The so-called Dushanbe Anti-Terror 2017 drills — which TASS reported were “the first exercise conducted by the CIS Anti-Terrorism Center and involving the armed forces of CIS member-states” — are due to begin their active phase on May 30.

Russia routinely holds counterterrorism drills in Tajikistan, as well as in other countries across the former Soviet Union. In March, Russia and Tajikistan held bilateral counterterrorism drills, reported as involving 2,000 Russian military personnel and 50,000 Tajik troops, which ran concurrently with a much smaller training exercise involving 150 Americans and 100 Tajiks.

These drills in Tajikistan draw particular attention internationally because of the country’s long border with Afghanistan and activity along that front in recent months. Further, rumors attributed to anonymous senior U.S. military officials in Kabul that the Russians are providing the Taliban with weapons add an extra layer to the Tajik-Russian dynamics.

Tajikistan’s border with Afghanistan is marked mostly by the Panj River cutting its crooked way through the Pamir range and then out of the mountains. The border is often referred to as porous, despite considerable investments in Tajikistan border services by international partners concerned, mostly, with the flow of narcotics out of Afghanistan.
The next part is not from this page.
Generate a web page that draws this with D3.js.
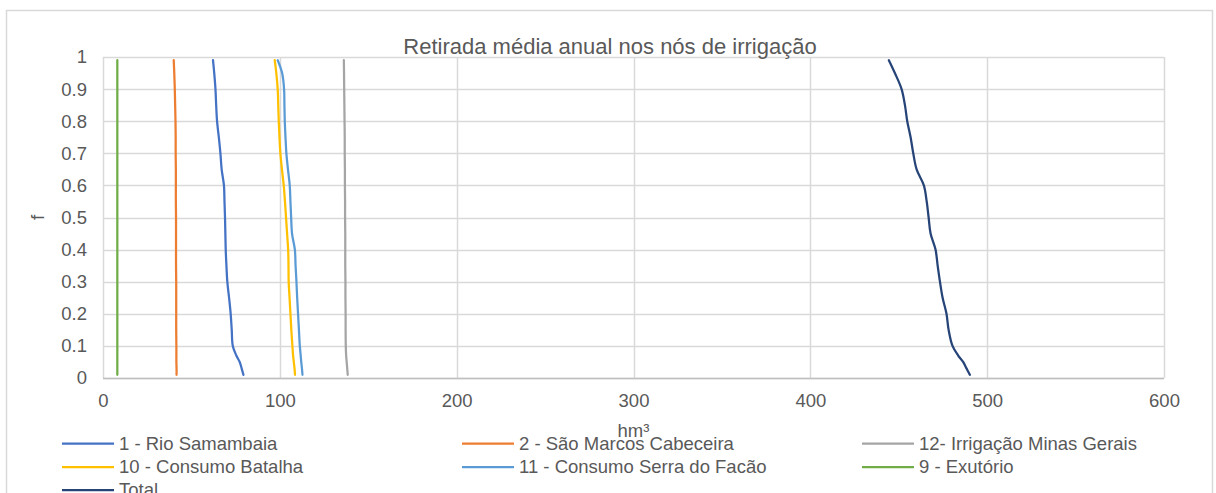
<!DOCTYPE html>
<html>
<head>
<meta charset="utf-8">
<script src="https://cdn.jsdelivr.net/npm/d3@7"></script>
<style>
  body { margin: 0; background: #fff; }
  svg { display: block; font-family: "Liberation Sans", Arial, sans-serif; }
  .tick-label { fill: #595959; font-size: 18.5px; }
</style>
</head>
<body>
<div id="chart"></div>
<script>
// probabilidade (f) comum a todas as séries
const fValues = [0.99, 0.95, 0.9, 0.85, 0.8, 0.75, 0.7, 0.65, 0.6, 0.55, 0.5, 0.45,
                 0.4, 0.35, 0.3, 0.25, 0.2, 0.15, 0.1, 0.07, 0.05, 0.03, 0.01];

const rioSamambaia = [62.2, 62.9, 63.6, 64.0, 64.5, 65.5, 66.4, 67.1, 68.4, 68.7, 69.0, 69.2,
                      69.4, 69.8, 70.3, 71.3, 72.2, 72.8, 73.4, 75.4, 77.3, 78.4, 79.4];
const saoMarcos = [40.0, 40.3, 40.6, 40.8, 41.0, 41.1, 41.1, 41.2, 41.2, 41.2, 41.3, 41.3,
                   41.3, 41.3, 41.4, 41.4, 41.4, 41.4, 41.5, 41.5, 41.5, 41.6, 41.6];
const minasGerais = [136.2, 136.3, 136.4, 136.5, 136.6, 136.7, 136.7, 136.8, 136.8, 136.9, 136.9, 137.0,
                     137.0, 137.0, 137.1, 137.1, 137.2, 137.2, 137.3, 137.5, 137.8, 138.1, 138.4];
const batalha = [97.1, 98.0, 98.8, 99.1, 99.4, 99.8, 100.3, 101.2, 102.2, 102.9, 103.5, 104.1,
                 104.7, 104.9, 105.0, 105.5, 106.0, 106.5, 107.1, 107.5, 107.9, 108.3, 108.6];
const serraFacao = [98.8, 101.3, 102.4, 102.6, 102.8, 103.2, 103.7, 104.6, 105.6, 106.0, 106.4, 106.9,
                    108.5, 108.9, 109.4, 109.8, 110.3, 110.8, 111.3, 111.8, 112.1, 112.5, 112.8];
const exutorio = [8.1, 8.1, 8.1, 8.1, 8.1, 8.1, 8.1, 8.1, 8.1, 8.1, 8.1, 8.1,
                  8.1, 8.1, 8.1, 8.1, 8.1, 8.1, 8.1, 8.1, 8.1, 8.1, 8.1];
const total = [444.4, 447.8, 451.6, 453.5, 454.8, 456.7, 458.2, 460.1, 464.2, 465.8, 466.9, 468.0,
               470.8, 472.0, 473.3, 474.8, 477.0, 478.2, 480.4, 483.6, 486.4, 488.3, 490.2];

const seriesNames = ["1 - Rio Samambaia", "2 - São Marcos Cabeceira", "12- Irrigação Minas Gerais",
                     "10 - Consumo Batalha", "11 - Consumo Serra do Facão", "9 - Exutório", "Total"];
const seriesValues = [rioSamambaia, saoMarcos, minasGerais, batalha, serraFacao, exutorio, total];
const seriesColors = ["#4472C4", "#ED7D31", "#A5A5A5", "#FFC000", "#5B9BD5", "#70AD47", "#264478"];

const xTicks = [0, 100, 200, 300, 400, 500, 600];
const yTicks = [0, 0.1, 0.2, 0.3, 0.4, 0.5, 0.6, 0.7, 0.8, 0.9, 1];

const width = 1216, height = 493;
const m = {top: 57, right: 52, bottom: 115, left: 103};

const svg = d3.select('#chart').append('svg')
  .attr('width', width)
  .attr('height', height);

svg.append('rect')
  .attr('width', width).attr('height', height)
  .attr('fill', '#fff');

// moldura do gráfico
svg.append('rect')
  .attr('x', 6.5).attr('y', 10.5)
  .attr('width', 1206).attr('height', 520)
  .attr('fill', 'none')
  .attr('stroke', '#D9D9D9')
  .attr('stroke-width', 1.5);

const x = d3.scaleLinear().domain([0, 600]).range([m.left, width - m.right]);
const y = d3.scaleLinear().domain([0, 1]).range([height - m.bottom, m.top]);

const grid = svg.append('g').attr('class', 'grid');

grid.selectAll('line.h')
  .data(yTicks)
  .enter().append('line')
  .attr('class', 'h')
  .attr('x1', x(0)).attr('x2', x(600))
  .attr('y1', d => Math.round(y(d)) + 0.5)
  .attr('y2', d => Math.round(y(d)) + 0.5)
  .attr('stroke', '#D9D9D9')
  .attr('stroke-width', 1.5);

grid.selectAll('line.v')
  .data(xTicks)
  .enter().append('line')
  .attr('class', 'v')
  .attr('y1', y(0)).attr('y2', y(1))
  .attr('x1', d => Math.round(x(d)) + 0.5)
  .attr('x2', d => Math.round(x(d)) + 0.5)
  .attr('stroke', '#D9D9D9')
  .attr('stroke-width', 1.5);

// eixos
const xAxis = d3.axisBottom(x).tickValues(xTicks).tickSize(0).tickPadding(16);
const yAxis = d3.axisLeft(y).tickValues(yTicks).tickSize(0).tickPadding(16)
  .tickFormat(d => d3.format('')(+d.toFixed(1)));

const gx = svg.append('g')
  .attr('transform', 'translate(0,' + y(0) + ')')
  .call(xAxis);
const gy = svg.append('g')
  .attr('transform', 'translate(' + x(0) + ',0)')
  .call(yAxis);

[gx, gy].forEach(g => {
  g.select('.domain').remove();
  g.selectAll('text')
    .attr('class', 'tick-label')
    .attr('font-family', null)
    .attr('font-size', null);
});

gx.append('line')
  .attr('x1', x(0)).attr('x2', x(600))
  .attr('y1', 0.5).attr('y2', 0.5)
  .attr('stroke', '#BFBFBF')
  .attr('stroke-width', 1.5);

// séries
const line = d3.line()
  .curve(d3.curveCatmullRom.alpha(0.5))
  .x(d => x(d[0]))
  .y(d => y(d[1]));

svg.append('g').selectAll('path')
  .data(seriesValues)
  .enter().append('path')
  .attr('d', vals => line(vals.map((v, i) => [v, fValues[i]])))
  .attr('fill', 'none')
  .attr('stroke', (d, i) => seriesColors[i])
  .attr('stroke-width', 2.25)
  .attr('stroke-linecap', 'round');

// títulos
svg.append('text')
  .attr('x', 610).attr('y', 54)
  .attr('text-anchor', 'middle')
  .attr('fill', '#595959')
  .attr('font-size', 22)
  .text('Retirada média anual nos nós de irrigação');

svg.append('text')
  .attr('transform', 'translate(44,' + y(0.5) + ') rotate(-90)')
  .attr('text-anchor', 'middle')
  .attr('fill', '#595959')
  .attr('font-size', 18.5)
  .text('f');

svg.append('text')
  .attr('x', (x(0) + x(600)) / 2).attr('y', 437)
  .attr('text-anchor', 'middle')
  .attr('fill', '#595959')
  .attr('font-size', 18.5)
  .text('hm³');

// legenda
const legendCols = [62, 462, 862];
const legendRows = [443.5, 467, 490];

const legend = svg.append('g').selectAll('g')
  .data(seriesNames)
  .enter().append('g')
  .attr('transform', (d, i) =>
    'translate(' + legendCols[i % 3] + ',' + legendRows[Math.floor(i / 3)] + ')');

legend.append('line')
  .attr('x1', 0).attr('x2', 52)
  .attr('stroke', (d, i) => seriesColors[i])
  .attr('stroke-width', 2.25);

legend.append('text')
  .attr('x', 57)
  .attr('dy', '0.35em')
  .attr('fill', '#595959')
  .attr('font-size', 18.5)
  .text(d => d);
</script>
</body>
</html>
The flow of extremism and militants is also a concern stated by Dushanbe, though the Taliban has no discernible intentions to invade.

Earlier this month, I discussed how worried Tajikistan ought to be about Taliban activity, coming to the conclusion that Dushanbe should be concerned, “but only as far as one country ought to be disturbed by violence on its borders.” At this juncture, the Taliban are not an existential threat to Tajikistan. But as these annual counterterrorism exercises demonstrate, in both Dushanbe and Moscow, the thinking is that it never hurts to be prepared. Plus, the exercises are a powerful internal show of force.